Pull each line containing "with" out of the data and copy it.
--- START OF DATA LINES ---
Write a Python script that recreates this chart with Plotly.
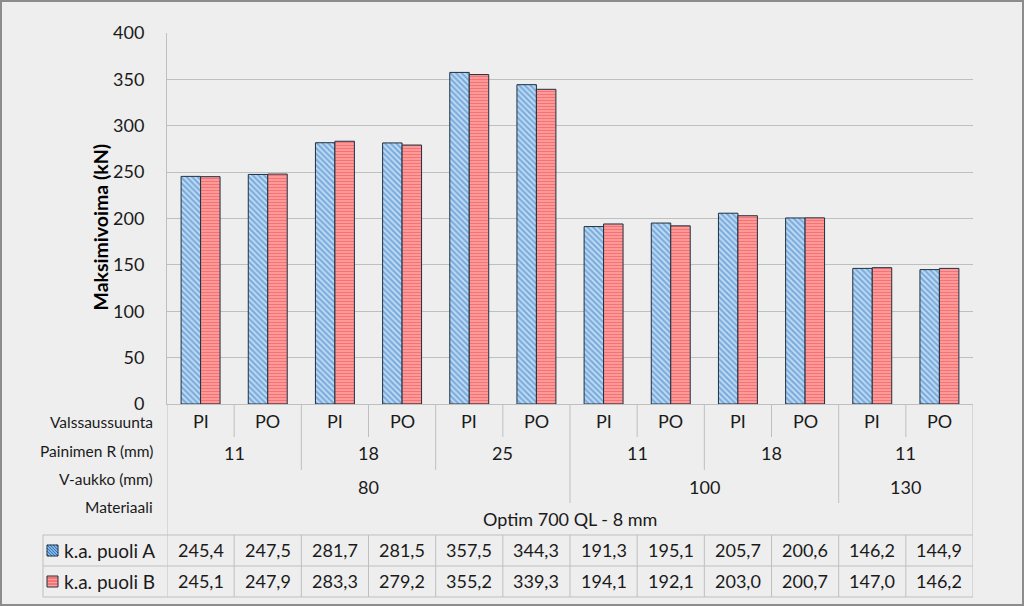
import plotly.graph_objects as go

# --- Data ---
direction = ["PI", "PO", "PI", "PO", "PI", "PO", "PI", "PO", "PI", "PO", "PI", "PO"]
radius_groups = [("11", 2), ("18", 2), ("25", 2), ("11", 2), ("18", 2), ("11", 2)]
vopen_groups = [("80", 6), ("100", 4), ("130", 2)]
material_groups = [("Optim 700 QL - 8 mm", 12)]
row_labels = ["Valssaussuunta", "Painimen R (mm)", "V-aukko (mm)", "Materiaali"]
series_names = ["k.a. puoli A", "k.a. puoli B"]
side_a = [245.4, 247.5, 281.7, 281.5, 357.5, 344.3, 191.3, 195.1, 205.7, 200.6, 146.2, 144.9]
side_b = [245.1, 247.9, 283.3, 279.2, 355.2, 339.3, 194.1, 192.1, 203.0, 200.7, 147.0, 146.2]

# --- Layout geometry (pixels) ---
W, H = 1024, 606
L, R, T, B = 167, 973, 33, 404
FONT = "Lato"
GRID = "#bfbfbf"
TXT = "#1a1a1a"
EDGE = "#1e3040"
BLUE_BG, BLUE_FG = "#c8e0f6", "#2f7ac4"
RED_BG, RED_FG = "#ffa0a0", "#ec4646"


def py(p):
    return (B - p) / (B - T)


def px(p):
    return (p - L) / (R - L)


xs = list(range(len(direction)))

fig = go.Figure()
fig.add_trace(go.Bar(
    x=xs, y=side_a, name=series_names[0],
    marker=dict(color=BLUE_BG, line=dict(color=EDGE, width=1),
                pattern=dict(shape="\\", fgcolor=BLUE_FG, size=4, solidity=0.6, fillmode="overlay")),
))
fig.add_trace(go.Bar(
    x=xs, y=side_b, name=series_names[1],
    marker=dict(color=RED_BG, line=dict(color=EDGE, width=1),
                pattern=dict(shape="-", fgcolor=RED_FG, size=3, solidity=0.45, fillmode="overlay")),
))

shapes = []
ann = []


def hline(x0, x1, y, color=GRID):
    shapes.append(dict(type="line", xref="paper", yref="paper", x0=px(x0), x1=px(x1), y0=py(y), y1=py(y),
                       line=dict(color=color, width=1)))


# outer border
shapes.append(dict(type="rect", xref="paper", yref="paper", x0=px(1), x1=px(W - 1), y0=py(H - 1), y1=py(1),
                   line=dict(color="#8c8c8c", width=2)))

# category axis rows
row_y = [421, 453, 487, 519]
row_bottom = [437, 470, 503, 534]
label_y = [422, 451, 479, 507]
for lbl, y in zip(row_labels, label_y):
    ann.append(dict(xref="paper", yref="paper", x=px(155), y=py(y), text=lbl, showarrow=False,
                    xanchor="right", yanchor="middle", font=dict(size=15.5, color=TXT)))

for i, d in enumerate(direction):
    ann.append(dict(xref="x", yref="paper", x=xs[i], y=py(row_y[0]), text=d, showarrow=False,
                    yanchor="middle", font=dict(size=18, color=TXT)))


def group_rows(groups, level):
    start = 0
    out = []
    for name, n in groups:
        center = start + (n - 1) / 2
        ann.append(dict(xref="x", yref="paper", x=center, y=py(row_y[level]), text=name, showarrow=False,
                        yanchor="middle", font=dict(size=18, color=TXT)))
        start += n
        out.append(start - 0.5)
    return out


bounds = {}
for lvl, groups in enumerate([[(d, 1) for d in direction], radius_groups, vopen_groups, material_groups]):
    if lvl == 0:
        ends = [i + 0.5 for i in xs]
    else:
        ends = group_rows(groups, lvl)
    for e in ends:
        bounds[e] = lvl

for e, lvl in bounds.items():
    if e >= len(xs) - 0.5:
        continue
    shapes.append(dict(type="line", xref="x", yref="paper", x0=e, x1=e, y0=py(B), y1=py(row_bottom[lvl]),
                       line=dict(color=GRID, width=1)))

# left and right edges down to the data table bottom
for e in [-0.5, len(xs) - 0.5]:
    shapes.append(dict(type="line", xref="x", yref="paper", x0=e, x1=e, y0=py(B), y1=py(597),
                       line=dict(color=GRID, width=1)))

# data table
tab_top, tab_mid, tab_bot = 535, 566, 597
for yy in [tab_top, tab_mid, tab_bot]:
    hline(43, R, yy)
shapes.append(dict(type="line", xref="paper", yref="paper", x0=px(43), x1=px(43), y0=py(tab_top), y1=py(tab_bot),
                   line=dict(color=GRID, width=1)))
for i in xs[:-1]:
    shapes.append(dict(type="line", xref="x", yref="paper", x0=i + 0.5, x1=i + 0.5, y0=py(tab_top), y1=py(tab_bot),
                       line=dict(color=GRID, width=1)))

# legend keys in the table (hatched little boxes)
kx0, kx1 = 47, 58
rows = [(series_names[0], side_a, 550, BLUE_BG, BLUE_FG, "diag"),
        (series_names[1], side_b, 581, RED_BG, RED_FG, "horiz")]
for name, vals, yc, bg, fg, kind in rows:
    ky0, ky1 = yc - 5, yc + 6
    shapes.append(dict(type="rect", xref="paper", yref="paper", x0=px(kx0), x1=px(kx1), y0=py(ky1), y1=py(ky0),
                       fillcolor=bg, line=dict(width=0)))
    if kind == "diag":
        for c in range(-9, 12, 3):
            # line x - y' = c, with y' measured from the top of the box
            xa = max(kx0, kx0 + c)
            xb = min(kx1, kx0 + c + (ky1 - ky0))
            if xb <= xa:
                continue
            ya = ky0 + (xa - kx0 - c)
            yb = ky0 + (xb - kx0 - c)
            shapes.append(dict(type="line", xref="paper", yref="paper", x0=px(xa), x1=px(xb), y0=py(ya), y1=py(yb),
                               line=dict(color=fg, width=1.3)))
    else:
        for yy in range(ky0 + 2, ky1, 3):
            hline(kx0, kx1, yy, fg)
    shapes.append(dict(type="rect", xref="paper", yref="paper", x0=px(kx0), x1=px(kx1), y0=py(ky1), y1=py(ky0),
                       line=dict(color=EDGE, width=1)))
    ann.append(dict(xref="paper", yref="paper", x=px(62), y=py(yc), text=name, showarrow=False,
                    xanchor="left", yanchor="middle", font=dict(size=19, color=TXT)))
    for i, v in enumerate(vals):
        ann.append(dict(xref="x", yref="paper", x=xs[i], y=py(yc), text=f"{v:.1f}".replace(".", ","),
                        showarrow=False, yanchor="middle", font=dict(size=18, color=TXT)))

# y title
ann.append(dict(xref="paper", yref="paper", x=px(86), y=py(227), text="<b>Maksimivoima (kN)</b>",
                textangle=-90, showarrow=False, font=dict(size=19.5, color="#000000")))

fig.update_layout(
    width=W, height=H,
    margin=dict(l=L, r=W - R, t=T, b=H - B),
    paper_bgcolor="#eeeeee", plot_bgcolor="#eeeeee",
    font=dict(family=FONT, size=16, color=TXT),
    barmode="group", bargap=0.42, bargroupgap=0,
    showlegend=False,
    shapes=shapes, annotations=ann,
)
fig.update_xaxes(range=[-0.5, len(xs) - 0.5], showticklabels=False, showgrid=False, zeroline=False,
                 showline=True, linecolor=GRID, linewidth=1, ticks="")
fig.update_yaxes(range=[0, 400], dtick=50, showgrid=True, gridcolor=GRID, gridwidth=1, zeroline=False,
                 showline=True, linecolor=GRID, linewidth=1, ticks="", ticklabelstandoff=18,
                 tickfont=dict(size=18, color=TXT))

fig.write_html("out.html", config={"displayModeBar": False},
               post_script="document.body.style.margin='0';document.body.style.overflow='hidden';")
--- END OF DATA LINES ---
FINISHED TASK
Write a Python script that recreates this chart with Plotly.
            # line x - y' = c, with y' measured from the top of the box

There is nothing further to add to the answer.